Take us a bit through the restoration. How did it start and how long did it take?

After Genghis Khan, we heard from the grapevine that Scorsese’s World Cinema Foundation (WCF) was exploring the possibility of restoring another Southeast Asian film after the Indonesian film After the Curfew (1954) by Usmar Ismail in 2012, and that they had talked to the Asian Film Archive in Singapore, which had a print of Maynila courtesy of Mike De Leon. We got in touch with Douglas Laible of WCF through colleagues, and we started corresponding on the possibility of restoring a film together. We threw around a number of different titles to work on, but Doug had been talking with the Asian Film Archive (AFA) and also with Mike de Leon as early as the summer of 2012 regarding Maynila.
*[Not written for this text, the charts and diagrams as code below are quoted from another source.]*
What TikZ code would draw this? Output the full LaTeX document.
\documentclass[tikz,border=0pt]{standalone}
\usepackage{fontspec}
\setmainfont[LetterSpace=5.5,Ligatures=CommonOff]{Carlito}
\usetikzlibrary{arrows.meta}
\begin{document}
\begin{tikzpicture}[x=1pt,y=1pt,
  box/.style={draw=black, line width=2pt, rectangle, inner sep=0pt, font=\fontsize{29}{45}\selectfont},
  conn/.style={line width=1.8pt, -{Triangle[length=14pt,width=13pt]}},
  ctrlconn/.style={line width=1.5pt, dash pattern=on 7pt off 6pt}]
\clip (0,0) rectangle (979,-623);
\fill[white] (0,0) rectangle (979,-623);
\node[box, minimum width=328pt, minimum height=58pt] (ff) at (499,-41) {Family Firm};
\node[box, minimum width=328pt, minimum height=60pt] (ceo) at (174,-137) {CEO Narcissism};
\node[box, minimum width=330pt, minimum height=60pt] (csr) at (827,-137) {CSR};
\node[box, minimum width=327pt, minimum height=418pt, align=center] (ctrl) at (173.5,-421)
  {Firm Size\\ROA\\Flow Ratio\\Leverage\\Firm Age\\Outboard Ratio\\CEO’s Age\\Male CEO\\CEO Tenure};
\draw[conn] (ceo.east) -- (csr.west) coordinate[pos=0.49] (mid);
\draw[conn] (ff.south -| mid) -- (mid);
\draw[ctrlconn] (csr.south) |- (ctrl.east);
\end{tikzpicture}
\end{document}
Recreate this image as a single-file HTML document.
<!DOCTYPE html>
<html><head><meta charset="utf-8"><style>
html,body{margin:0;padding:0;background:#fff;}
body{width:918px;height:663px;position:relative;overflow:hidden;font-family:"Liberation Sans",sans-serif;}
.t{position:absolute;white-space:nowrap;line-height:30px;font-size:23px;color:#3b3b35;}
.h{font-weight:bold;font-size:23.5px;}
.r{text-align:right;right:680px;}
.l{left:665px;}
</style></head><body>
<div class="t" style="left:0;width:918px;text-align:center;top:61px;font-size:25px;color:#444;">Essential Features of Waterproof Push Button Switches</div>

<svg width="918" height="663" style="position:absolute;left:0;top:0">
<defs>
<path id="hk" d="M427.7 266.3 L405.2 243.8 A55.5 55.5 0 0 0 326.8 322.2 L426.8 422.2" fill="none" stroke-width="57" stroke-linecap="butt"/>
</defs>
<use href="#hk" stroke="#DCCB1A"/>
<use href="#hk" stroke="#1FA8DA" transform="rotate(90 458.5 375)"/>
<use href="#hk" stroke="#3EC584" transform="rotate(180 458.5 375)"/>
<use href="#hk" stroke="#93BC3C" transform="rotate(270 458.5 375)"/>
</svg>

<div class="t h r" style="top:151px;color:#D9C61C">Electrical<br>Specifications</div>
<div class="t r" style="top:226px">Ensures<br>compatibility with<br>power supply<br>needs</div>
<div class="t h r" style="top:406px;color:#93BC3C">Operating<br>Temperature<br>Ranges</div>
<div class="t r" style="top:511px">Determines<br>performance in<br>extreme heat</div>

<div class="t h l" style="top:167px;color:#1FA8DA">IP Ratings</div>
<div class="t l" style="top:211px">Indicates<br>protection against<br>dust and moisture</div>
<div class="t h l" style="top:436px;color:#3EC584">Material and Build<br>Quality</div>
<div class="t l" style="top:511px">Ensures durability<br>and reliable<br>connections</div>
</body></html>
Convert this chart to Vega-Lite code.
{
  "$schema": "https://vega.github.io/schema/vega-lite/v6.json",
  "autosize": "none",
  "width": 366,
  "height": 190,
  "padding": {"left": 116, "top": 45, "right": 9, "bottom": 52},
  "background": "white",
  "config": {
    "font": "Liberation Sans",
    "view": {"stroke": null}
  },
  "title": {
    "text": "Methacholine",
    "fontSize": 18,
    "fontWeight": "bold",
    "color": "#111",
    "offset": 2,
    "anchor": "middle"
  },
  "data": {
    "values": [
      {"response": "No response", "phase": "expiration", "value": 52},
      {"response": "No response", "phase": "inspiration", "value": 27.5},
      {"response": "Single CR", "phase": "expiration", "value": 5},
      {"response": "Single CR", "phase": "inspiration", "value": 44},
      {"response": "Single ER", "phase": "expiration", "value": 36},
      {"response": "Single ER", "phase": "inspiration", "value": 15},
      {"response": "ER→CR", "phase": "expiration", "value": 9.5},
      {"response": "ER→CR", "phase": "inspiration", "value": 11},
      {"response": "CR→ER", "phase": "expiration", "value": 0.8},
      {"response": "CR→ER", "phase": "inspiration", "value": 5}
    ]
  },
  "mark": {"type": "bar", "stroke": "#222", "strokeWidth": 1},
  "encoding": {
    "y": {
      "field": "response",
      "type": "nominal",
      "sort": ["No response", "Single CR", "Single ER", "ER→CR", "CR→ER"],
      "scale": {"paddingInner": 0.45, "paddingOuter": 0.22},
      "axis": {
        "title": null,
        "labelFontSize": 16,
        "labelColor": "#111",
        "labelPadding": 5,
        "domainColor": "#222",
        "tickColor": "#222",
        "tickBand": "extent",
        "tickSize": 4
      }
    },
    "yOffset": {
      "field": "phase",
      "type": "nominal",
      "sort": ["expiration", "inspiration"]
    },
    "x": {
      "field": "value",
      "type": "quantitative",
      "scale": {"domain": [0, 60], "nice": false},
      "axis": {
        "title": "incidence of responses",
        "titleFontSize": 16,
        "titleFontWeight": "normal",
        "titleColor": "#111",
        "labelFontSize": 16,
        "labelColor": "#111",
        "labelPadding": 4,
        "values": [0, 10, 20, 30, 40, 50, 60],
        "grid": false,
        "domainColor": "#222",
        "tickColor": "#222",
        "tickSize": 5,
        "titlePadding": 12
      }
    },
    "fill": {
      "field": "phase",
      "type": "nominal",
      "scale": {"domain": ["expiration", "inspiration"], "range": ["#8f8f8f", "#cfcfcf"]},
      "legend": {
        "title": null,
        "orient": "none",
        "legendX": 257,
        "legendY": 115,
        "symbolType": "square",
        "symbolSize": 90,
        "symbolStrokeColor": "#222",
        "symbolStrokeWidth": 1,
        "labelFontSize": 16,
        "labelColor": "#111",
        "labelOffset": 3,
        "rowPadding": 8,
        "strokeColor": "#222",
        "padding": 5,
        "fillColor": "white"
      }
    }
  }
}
Considering the significance of Lino Brocka’s oeuvre and the paucity of relatively good prints in circulation, we decided that his films would make excellent candidates for restoration. By then, it was between Maynila and Jaguar. But given the availability of workable elements of Maynila initially through AFA and Mike, we ultimately decided to push through with it. The restoration was done at the L’Immagine Ritrovata in Bologna, Italy, which the WCF regularly uses and where Genghis was restored. The actual restoration began in November. Mike de Leon personally oversaw color grading and subtitling.